When Dan unmistakably spies a ghost or two lurking through the hallway of his vacation home one night – an opening scene accomplished with appropriate foreboding – he phones up slobbish ghost extraordinaire Joey Lee (Dan Bakkedahl). But when Lee  reports that Dan and his family (Jennifer Irwin, Dax Flame)  might be better off just learning to live with the spectres,  he decides to break out the big guns and employ a “cleaner” with a reputation that precedes him.

Mell’s tongue-in-cheek brand of mumblecore horror-comedy employs supernatural deadpan to tempestuous effect, creating rousing comical tableaus that invite  hearty snickers is not full-bellied laughs. Recruiting Steve Missis (HBO’s Togetherness) and Mark Proksch (The Office, Better Call Saul) to bring their gawky physiques and Average Joe temperaments to the affair emboldens in Another Evil an emotional earnestness that doesn’t often rear its head in the genre. There is sincerity mixed in with the absurdity that keeps Another Evil from being strictly ridiculous, allowing it to engage on a somewhat emotional level.  Keep in mind though, this is a comedy about expelling ghosts so don’t expect anything too cathartic or sinister.

Missis and Poksch make for a reasonable odd couple, a pair of overweight, under-satisfied 40-somethings whose lives have either passed them by appear to be doing so as we watch. Missis lends a kind of intelligent, reserved and prickly outsider aura to stand-in everyman Dan Pappadakis while Proksch creates a pitiable if not overbearing eccentric in Os.

Os is an impressionable, demented alcoholic. He’s also a no-nonsense exorcist. A man who took in so many stray cats that his wife up and left, Os’  troubled past lingers like a ghost, loaded with hookers, hijinks and a hilarious tragedy about being fooled into fucking the devil (who by his description doesn’t sound dissimilar from Elizabeth Hurley in Bedazzled, red leather getup and all). He administers exorcisms with a brewski cracked, over-revealing to Dan who, for the sake of social niceties,  is willing to pal around. When their ghost situation jumps to the next level,  so too does their sleepover bond, revealing that Os might just be  the greatest threat of all.

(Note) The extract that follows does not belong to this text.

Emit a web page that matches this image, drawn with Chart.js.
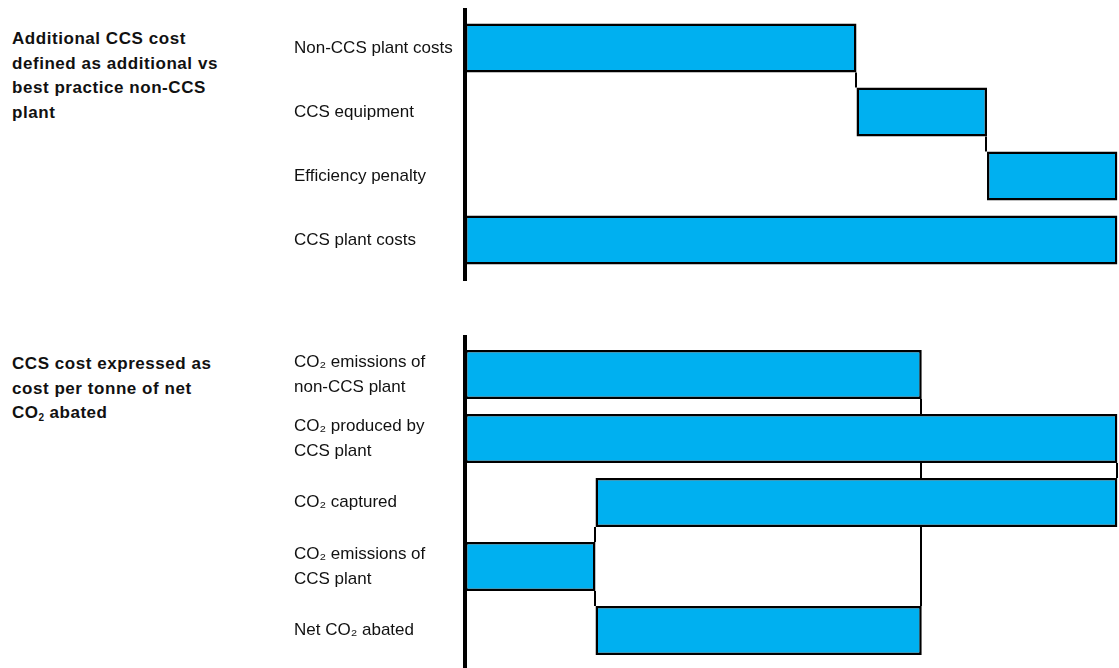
<!DOCTYPE html>
<html>
<head>
<meta charset="utf-8">
<script src="https://cdn.jsdelivr.net/npm/chart.js@4/dist/chart.umd.min.js"></script>
<style>
  html, body { margin: 0; padding: 0; background: #fff; }
  body { width: 1119px; height: 668px; position: relative; overflow: hidden; }
  canvas { position: absolute; left: 0; }
  .caption {
    position: absolute; left: 12px;
    font-family: "Liberation Sans", Arial, sans-serif;
    font-weight: bold; font-size: 17px; line-height: 24.5px;
    letter-spacing: 0.55px; color: #111;
  }
  .caption sub { font-size: 10px; vertical-align: -3px; letter-spacing: 0; }
</style>
</head>
<body>
<div class="caption" style="top:27px">Additional CCS cost<br>defined as additional vs<br>best practice non-CCS<br>plant</div>
<div class="caption" style="top:352px">CCS cost expressed as<br>cost per tonne of net<br>CO<sub>2</sub> abated</div>
<canvas id="costChart" width="1119" height="300" style="top:0"></canvas>
<canvas id="co2Chart" width="1119" height="348" style="top:320px"></canvas>
<script>
// Cost build-up (relative units, CCS plant = 100)
const costCategories = ['Non-CCS plant costs', 'CCS equipment', 'Efficiency penalty', 'CCS plant costs'];
const costStart = [0, 60, 80, 0];
const costEnd = [60, 80, 100, 100];
// step connectors: [value, from bar, to bar]
const costLinks = [[60, 0, 1], [80, 1, 2]];

// CO2 balance (relative units, CO2 produced by CCS plant = 100)
const co2Categories = [
  ['CO₂ emissions of', 'non-CCS plant'],
  ['CO₂ produced by', 'CCS plant'],
  'CO₂ captured',
  ['CO₂ emissions of', 'CCS plant'],
  'Net CO₂ abated'
];
const co2Start = [0, 0, 20, 0, 20];
const co2End = [70, 100, 100, 20, 70];
const co2Links = [[70, 0, 1], [70, 1, 2], [100, 1, 2], [70, 2, 4], [20, 2, 3], [20, 3, 4]];

const BAR_BLUE = '#00B0F0';

// draws the step connectors and the thick left axis line
const stepLines = {
  id: 'stepLines',
  afterDatasetsDraw(chart, args, opts) {
    const ctx = chart.ctx;
    const xs = chart.scales.x;
    const bars = chart.getDatasetMeta(0).data;
    ctx.save();
    ctx.strokeStyle = '#000';
    ctx.lineWidth = 2;
    (opts.links || []).forEach(([v, a, b]) => {
      const x = Math.round(xs.getPixelForValue(v)) - 1;
      const ya = bars[a].y + bars[a].height / 2;
      const yb = bars[b].y - bars[b].height / 2;
      ctx.beginPath();
      ctx.moveTo(x, ya);
      ctx.lineTo(x, yb);
      ctx.stroke();
    });
    const area = chart.chartArea;
    ctx.lineWidth = 4;
    ctx.beginPath();
    ctx.moveTo(area.left, area.top - opts.extTop);
    ctx.lineTo(area.left, area.bottom + opts.extBottom);
    ctx.stroke();
    ctx.restore();
  }
};

function buildChart(id, labels, starts, ends, links, padTop, padBottom, extTop, extBottom) {
  return new Chart(document.getElementById(id), {
    type: 'bar',
    data: {
      labels: labels,
      datasets: [{
        data: starts.map((s, i) => [s, ends[i]]),
        backgroundColor: BAR_BLUE,
        borderColor: '#000',
        borderWidth: 2.5,
        borderSkipped: false,
        barPercentage: 0.766,
        categoryPercentage: 1
      }]
    },
    options: {
      indexAxis: 'y',
      responsive: false,
      animation: false,
      layout: { padding: { left: 294, right: 1.5, top: padTop, bottom: padBottom } },
      plugins: {
        legend: { display: false },
        tooltip: { enabled: false },
        stepLines: { links: links, extTop: extTop, extBottom: extBottom }
      },
      scales: {
        x: { display: false, min: 0, max: 100 },
        y: {
          grid: { display: false },
          border: { display: false },
          afterFit(scale) {
            scale.width = 171;
            scale.paddingTop = 0;
            scale.paddingBottom = 0;
          },
          ticks: {
            crossAlign: 'far',
            color: '#111',
            font: { family: '"Liberation Sans", Arial, sans-serif', size: 17, lineHeight: 1.47 }
          }
        }
      }
    },
    plugins: [stepLines]
  });
}

buildChart('costChart', costCategories, costStart, costEnd, costLinks, 16, 28, 8, 9);
buildChart('co2Chart', co2Categories, co2Start, co2End, co2Links, 22.5, 5.5, 7.5, 8);
</script>
</body>
</html>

The majority of the comedy of Another Evil is rooted in Proksch’s unsettlingly oddball performance, with the script from Mell’s allowing him a  channel of off-putting soliloquies that will remind viewers of Jim Carrey’s disturbed titular loner from the aforementioned The Cable Guy. Proksch’s performance makes for a man who is touched, either by mental illness or the fanged phallus of Satan himself, and when he’s left to harmonize with his own twisted worldview were treated to the best offerings of Another Evil.

As a two-hander between Missis and Poksch, the two performers have very  little to hide behind, a fact that in this case actually benefits their revealing comedic performances. The script accelerates nicely, kicking into overdrive when required, though it’s notably short on standout gags. In that regard, there’s few standout moments that serve to bore into your memory when thinking back on the flick. For a comedic effort, there are stretches where Another Evil settles into its mumblecore malaise and the effect can be deservingly taxing. Nevertheless, the performers at its center push the lulls over the finish line while Mell leaves us to linger on an appropriately devilish final shot.

CONCLUSION:  Steve Missis and Mark Proksch achieve strong comedic effect as bumbling daywalkers haphazardly conjoined to expel evil forces from a family summer home, giving us an infrequently uproarious, mostly slow-broiling horror comedy in Carson Mell’s worthwhile if unspectacular ‘Another Evil.’